Domenica 23 aprile – martedì 25 aprile
Alle 7:00 sono in piedi, dopo aver dormito solo qualche oretta: una notte passata fra racconti intorno a un focolare immaginario con alcuni colleghi e una pseudo-vigilanza dalle finestre per controllare se c’è qualche malintenziato che voglia sottrarci la macchina. Quest’ultima e il carburante sono il bene più prezioso che ci servirà per raggiungere il punto di evacuazione. I primi ospiti arrivano alle 07:20, sono una famiglia italo-sudanese. E da là sarà un continuo: alcuni vengono con le macchine proprie, altri hanno condiviso il mezzo con altri. Alcuni vengono ospitati su nel compound negli spazi comuni, altri preferiscono stare giù nelle stanze del Centro di riabilitazione.
Al compound OVCI sono giunte circa 70 persone. Si parte per l'aeroporto militare di Wad al Madani, nord di Omdurman. È la prima volta che usciamo fuori dallo scoppio dell’ostilità e quello che ci troviamo davanti è surreale: Omdurman è una città marchiata a fuoco da devastazione in ogni dove. Scene che prima di allora avevamo visto solo in film e non avremmo mai pensato potessimo vedere da vicino. Ci sono militari, probabilmente facenti parte dell’esercito regolare, ci sono jeep appartenenti all’esercito e veicoli blindati in ogni dove. Partiamo verso le 23 circa lasciando Khartoum. Sarà possibile ritornarci?
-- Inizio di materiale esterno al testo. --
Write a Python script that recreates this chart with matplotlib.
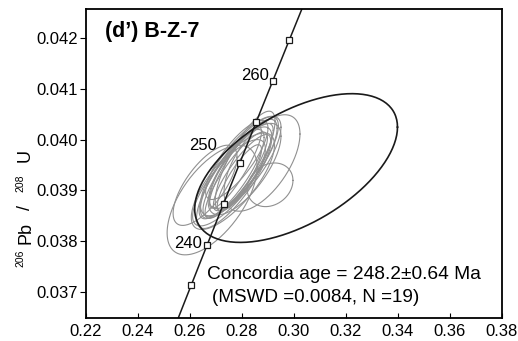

A Gibuti l’accoglienza è davvero calorosa e molto organizzata: anche se sono ormai le 3 di notte, troviamo la mensa aperta e possiamo rifocillarci. L’indomani, dopo colazione, andiamo in aeroporto dove prendiamo un aereo militare per Roma Ciampino. Il viaggio dura circa 10 ore. La notte la passiamo a Roma presso la Comunità delle Piccole Apostole della Carità dove troviamo un’accoglienza calorosa e una tisana rilassante. Andiamo a dormire per poi ripartire il giorno dopo per le nostre residenze.
I media italiani hanno estensivamente narrato dell’esito positivo dell’operazione e i miei ringraziamenti più sinceri vanno all’Ambasciata italiana in Sudan, per il supporto offerto in quella situazione, e l’Unità di Crisi della Farnesina per l’organizzazione di questo intervento. Un altro ringraziamento a OVCI Italia per il supporto e il sostegno dimostratoci e alle PAC di Roma per l’ospitalità.